• **WHAT YOU ARE ASKED TO DO**: Each line that holds the word "chart" counts once. Give the total number of such lines and nothing else.
============================================================
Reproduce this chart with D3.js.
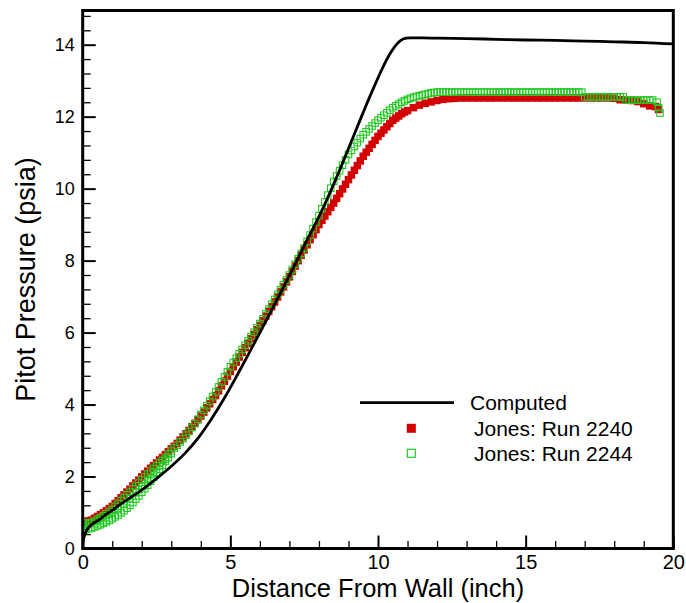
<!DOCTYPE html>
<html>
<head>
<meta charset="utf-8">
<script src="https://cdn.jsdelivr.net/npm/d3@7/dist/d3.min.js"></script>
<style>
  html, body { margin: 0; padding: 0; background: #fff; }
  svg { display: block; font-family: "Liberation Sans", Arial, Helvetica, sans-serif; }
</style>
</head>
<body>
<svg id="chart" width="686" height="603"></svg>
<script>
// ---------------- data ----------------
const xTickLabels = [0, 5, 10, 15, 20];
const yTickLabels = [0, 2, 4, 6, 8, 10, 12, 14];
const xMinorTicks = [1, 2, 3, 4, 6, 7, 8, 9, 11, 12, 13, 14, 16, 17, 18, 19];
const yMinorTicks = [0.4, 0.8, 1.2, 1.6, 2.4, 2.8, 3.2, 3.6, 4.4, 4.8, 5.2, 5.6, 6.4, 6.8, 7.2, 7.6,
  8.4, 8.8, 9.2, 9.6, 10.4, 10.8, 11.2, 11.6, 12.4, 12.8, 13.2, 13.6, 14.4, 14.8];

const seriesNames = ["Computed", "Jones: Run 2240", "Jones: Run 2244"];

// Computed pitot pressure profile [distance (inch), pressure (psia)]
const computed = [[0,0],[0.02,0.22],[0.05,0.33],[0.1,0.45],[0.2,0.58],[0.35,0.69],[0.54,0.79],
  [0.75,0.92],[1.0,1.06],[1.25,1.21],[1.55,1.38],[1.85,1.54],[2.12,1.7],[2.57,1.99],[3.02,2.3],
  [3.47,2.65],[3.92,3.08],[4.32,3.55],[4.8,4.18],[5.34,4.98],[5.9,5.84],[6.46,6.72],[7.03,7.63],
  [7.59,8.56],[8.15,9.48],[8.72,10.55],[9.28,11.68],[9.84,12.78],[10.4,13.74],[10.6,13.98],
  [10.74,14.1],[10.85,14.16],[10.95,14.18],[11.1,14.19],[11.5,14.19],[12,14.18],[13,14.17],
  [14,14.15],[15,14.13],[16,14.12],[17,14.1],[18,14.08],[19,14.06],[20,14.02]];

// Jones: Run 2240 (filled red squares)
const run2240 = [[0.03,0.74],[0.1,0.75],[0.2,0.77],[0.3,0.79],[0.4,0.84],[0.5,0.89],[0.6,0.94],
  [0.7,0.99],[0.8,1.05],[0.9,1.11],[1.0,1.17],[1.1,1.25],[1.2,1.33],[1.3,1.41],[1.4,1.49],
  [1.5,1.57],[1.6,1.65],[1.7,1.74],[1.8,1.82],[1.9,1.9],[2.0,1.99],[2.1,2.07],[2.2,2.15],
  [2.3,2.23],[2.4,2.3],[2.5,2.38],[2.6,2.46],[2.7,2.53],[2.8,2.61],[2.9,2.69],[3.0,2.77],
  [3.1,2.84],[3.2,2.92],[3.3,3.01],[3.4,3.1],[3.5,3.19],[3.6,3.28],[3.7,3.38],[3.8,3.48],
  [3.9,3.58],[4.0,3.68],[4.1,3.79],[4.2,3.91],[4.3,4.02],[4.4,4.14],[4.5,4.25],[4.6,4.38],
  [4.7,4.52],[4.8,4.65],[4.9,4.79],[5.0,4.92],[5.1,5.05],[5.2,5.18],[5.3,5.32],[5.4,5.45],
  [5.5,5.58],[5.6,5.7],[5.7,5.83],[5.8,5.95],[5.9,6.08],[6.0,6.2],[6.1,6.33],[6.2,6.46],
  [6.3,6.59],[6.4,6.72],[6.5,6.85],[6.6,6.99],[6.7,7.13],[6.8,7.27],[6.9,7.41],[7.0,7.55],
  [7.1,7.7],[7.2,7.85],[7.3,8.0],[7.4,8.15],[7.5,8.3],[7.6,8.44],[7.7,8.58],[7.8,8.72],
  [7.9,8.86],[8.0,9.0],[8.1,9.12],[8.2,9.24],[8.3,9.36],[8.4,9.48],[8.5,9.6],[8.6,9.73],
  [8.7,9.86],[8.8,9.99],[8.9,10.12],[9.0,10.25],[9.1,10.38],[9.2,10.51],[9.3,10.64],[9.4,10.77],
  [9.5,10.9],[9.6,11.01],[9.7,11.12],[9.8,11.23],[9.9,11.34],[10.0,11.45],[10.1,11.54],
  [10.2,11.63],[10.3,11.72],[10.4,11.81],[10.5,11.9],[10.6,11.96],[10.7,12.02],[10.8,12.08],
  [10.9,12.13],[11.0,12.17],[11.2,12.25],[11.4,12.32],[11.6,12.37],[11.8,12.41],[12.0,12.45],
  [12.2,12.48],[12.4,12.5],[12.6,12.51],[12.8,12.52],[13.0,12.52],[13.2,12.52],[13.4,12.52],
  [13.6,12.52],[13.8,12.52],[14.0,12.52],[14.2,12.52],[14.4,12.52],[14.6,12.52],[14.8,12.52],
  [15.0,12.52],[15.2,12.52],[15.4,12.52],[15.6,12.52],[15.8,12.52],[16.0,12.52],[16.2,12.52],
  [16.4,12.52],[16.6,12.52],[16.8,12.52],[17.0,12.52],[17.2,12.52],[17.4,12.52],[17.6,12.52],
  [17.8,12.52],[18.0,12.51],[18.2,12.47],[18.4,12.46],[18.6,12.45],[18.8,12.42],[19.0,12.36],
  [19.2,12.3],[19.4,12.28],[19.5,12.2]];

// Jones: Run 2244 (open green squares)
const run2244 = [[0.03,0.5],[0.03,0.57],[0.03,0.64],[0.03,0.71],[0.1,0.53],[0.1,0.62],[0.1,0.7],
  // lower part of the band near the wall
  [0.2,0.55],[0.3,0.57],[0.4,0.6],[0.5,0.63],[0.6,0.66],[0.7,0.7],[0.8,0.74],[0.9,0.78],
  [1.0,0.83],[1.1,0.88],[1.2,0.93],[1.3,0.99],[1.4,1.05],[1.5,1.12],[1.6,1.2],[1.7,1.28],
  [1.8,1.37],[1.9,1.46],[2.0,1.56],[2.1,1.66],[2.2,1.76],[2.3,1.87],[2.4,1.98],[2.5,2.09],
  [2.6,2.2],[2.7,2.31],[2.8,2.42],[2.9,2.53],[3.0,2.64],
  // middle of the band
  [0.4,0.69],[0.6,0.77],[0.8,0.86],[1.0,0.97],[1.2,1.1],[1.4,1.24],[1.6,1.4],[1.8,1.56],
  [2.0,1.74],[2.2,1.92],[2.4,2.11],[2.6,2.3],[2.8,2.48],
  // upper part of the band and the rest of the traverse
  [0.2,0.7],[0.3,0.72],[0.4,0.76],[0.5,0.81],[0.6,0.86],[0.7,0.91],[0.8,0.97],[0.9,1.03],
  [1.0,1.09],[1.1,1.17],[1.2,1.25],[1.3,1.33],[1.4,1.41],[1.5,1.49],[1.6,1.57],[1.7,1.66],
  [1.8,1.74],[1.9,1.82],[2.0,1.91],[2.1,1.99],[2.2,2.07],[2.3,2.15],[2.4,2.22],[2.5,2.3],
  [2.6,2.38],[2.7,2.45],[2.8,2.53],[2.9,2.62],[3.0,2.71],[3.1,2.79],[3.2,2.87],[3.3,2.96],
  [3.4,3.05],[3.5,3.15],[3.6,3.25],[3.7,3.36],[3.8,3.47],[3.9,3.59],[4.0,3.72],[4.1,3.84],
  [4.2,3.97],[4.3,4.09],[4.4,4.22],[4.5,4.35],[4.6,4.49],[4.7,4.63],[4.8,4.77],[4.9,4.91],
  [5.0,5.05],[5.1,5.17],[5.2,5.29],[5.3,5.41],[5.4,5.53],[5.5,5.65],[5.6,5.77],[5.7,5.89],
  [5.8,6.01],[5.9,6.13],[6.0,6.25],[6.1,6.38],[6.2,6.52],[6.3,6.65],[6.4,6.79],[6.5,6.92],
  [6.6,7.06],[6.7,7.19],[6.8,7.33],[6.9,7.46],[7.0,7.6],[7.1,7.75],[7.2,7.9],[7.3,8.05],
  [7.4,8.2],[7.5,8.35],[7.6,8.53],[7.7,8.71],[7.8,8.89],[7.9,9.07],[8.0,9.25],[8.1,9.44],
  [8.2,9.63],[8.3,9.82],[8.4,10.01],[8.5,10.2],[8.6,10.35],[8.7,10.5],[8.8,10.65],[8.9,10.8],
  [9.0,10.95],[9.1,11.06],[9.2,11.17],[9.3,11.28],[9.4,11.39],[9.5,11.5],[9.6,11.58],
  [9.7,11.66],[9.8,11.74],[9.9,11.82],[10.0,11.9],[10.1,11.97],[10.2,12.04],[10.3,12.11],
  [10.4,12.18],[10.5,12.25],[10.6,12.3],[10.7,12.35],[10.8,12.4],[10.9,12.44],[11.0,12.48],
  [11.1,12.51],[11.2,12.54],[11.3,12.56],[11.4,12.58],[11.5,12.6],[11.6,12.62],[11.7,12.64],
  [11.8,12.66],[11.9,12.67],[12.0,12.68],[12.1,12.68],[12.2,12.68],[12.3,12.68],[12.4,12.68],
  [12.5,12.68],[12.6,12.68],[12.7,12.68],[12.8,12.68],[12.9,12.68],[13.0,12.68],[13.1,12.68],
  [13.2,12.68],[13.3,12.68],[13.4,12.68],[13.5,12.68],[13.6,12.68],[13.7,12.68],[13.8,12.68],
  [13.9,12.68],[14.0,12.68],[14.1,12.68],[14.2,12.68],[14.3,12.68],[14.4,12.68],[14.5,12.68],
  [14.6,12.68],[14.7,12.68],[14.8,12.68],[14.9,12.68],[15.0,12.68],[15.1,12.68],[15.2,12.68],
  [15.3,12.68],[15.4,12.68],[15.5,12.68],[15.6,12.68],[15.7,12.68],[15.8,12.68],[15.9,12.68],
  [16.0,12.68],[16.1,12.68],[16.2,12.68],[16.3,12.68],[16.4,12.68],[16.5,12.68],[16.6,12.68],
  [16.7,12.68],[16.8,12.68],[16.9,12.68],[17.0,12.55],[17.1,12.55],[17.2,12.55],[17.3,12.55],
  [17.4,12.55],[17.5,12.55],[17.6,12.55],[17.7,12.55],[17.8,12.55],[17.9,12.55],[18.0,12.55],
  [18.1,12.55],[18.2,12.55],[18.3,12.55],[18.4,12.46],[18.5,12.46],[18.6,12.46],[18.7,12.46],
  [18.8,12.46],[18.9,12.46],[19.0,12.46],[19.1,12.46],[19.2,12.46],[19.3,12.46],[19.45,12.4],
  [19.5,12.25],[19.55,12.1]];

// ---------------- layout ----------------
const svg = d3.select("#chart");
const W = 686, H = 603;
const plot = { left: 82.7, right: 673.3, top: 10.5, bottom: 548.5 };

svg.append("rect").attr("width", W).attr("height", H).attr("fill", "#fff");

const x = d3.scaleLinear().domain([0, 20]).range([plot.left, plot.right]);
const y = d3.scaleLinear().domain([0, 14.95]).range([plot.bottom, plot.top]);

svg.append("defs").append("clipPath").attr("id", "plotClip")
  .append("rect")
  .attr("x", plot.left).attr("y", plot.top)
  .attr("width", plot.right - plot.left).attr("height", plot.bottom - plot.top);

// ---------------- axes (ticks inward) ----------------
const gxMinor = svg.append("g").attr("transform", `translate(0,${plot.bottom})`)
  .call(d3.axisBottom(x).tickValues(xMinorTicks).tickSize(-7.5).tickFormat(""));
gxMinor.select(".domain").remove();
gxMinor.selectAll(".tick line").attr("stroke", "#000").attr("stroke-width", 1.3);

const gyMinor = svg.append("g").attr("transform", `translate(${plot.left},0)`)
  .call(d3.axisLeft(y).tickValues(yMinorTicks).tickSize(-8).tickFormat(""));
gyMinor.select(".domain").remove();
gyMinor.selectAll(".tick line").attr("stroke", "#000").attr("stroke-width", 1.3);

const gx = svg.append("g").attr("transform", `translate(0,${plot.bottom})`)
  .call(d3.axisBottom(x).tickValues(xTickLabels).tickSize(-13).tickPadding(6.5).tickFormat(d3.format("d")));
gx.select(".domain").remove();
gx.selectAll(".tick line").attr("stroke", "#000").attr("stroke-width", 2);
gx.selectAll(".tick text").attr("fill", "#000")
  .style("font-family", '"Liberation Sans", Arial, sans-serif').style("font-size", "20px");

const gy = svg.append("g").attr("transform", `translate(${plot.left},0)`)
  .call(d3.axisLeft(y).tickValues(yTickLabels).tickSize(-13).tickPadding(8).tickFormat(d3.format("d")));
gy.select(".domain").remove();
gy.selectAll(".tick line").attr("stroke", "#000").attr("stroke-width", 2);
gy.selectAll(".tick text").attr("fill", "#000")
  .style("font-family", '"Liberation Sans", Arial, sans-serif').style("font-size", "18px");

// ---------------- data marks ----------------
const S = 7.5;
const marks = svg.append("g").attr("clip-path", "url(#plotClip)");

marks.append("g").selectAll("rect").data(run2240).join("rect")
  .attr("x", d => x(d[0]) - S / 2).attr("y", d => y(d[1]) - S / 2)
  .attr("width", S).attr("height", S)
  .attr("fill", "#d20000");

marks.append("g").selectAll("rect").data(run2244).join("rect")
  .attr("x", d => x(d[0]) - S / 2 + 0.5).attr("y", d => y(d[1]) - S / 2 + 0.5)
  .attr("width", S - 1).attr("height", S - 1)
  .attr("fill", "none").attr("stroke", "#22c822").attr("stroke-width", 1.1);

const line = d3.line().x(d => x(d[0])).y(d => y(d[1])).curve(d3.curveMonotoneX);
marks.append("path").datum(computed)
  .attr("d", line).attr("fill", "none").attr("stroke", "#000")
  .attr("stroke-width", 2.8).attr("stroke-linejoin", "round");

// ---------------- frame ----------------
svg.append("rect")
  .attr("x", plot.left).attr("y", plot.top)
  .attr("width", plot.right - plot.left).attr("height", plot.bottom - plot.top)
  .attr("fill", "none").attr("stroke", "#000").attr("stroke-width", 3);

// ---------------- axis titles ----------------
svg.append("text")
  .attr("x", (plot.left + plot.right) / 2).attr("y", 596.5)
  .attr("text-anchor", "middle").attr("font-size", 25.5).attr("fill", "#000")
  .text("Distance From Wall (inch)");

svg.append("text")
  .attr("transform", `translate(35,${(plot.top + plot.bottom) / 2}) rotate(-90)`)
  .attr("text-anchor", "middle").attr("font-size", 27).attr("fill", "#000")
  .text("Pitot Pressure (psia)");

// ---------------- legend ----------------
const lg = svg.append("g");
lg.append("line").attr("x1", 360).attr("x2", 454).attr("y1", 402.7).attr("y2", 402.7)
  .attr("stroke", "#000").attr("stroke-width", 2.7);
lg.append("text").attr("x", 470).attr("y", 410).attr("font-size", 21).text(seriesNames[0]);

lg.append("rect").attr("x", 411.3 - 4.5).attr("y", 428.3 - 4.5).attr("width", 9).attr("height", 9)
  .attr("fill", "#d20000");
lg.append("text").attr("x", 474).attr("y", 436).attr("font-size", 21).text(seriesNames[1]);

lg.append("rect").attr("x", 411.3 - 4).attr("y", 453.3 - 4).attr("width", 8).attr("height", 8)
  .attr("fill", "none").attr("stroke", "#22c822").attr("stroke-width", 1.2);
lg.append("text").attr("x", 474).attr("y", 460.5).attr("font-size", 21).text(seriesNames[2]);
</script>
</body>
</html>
============================================================
• **TASK RESPONSE**: 3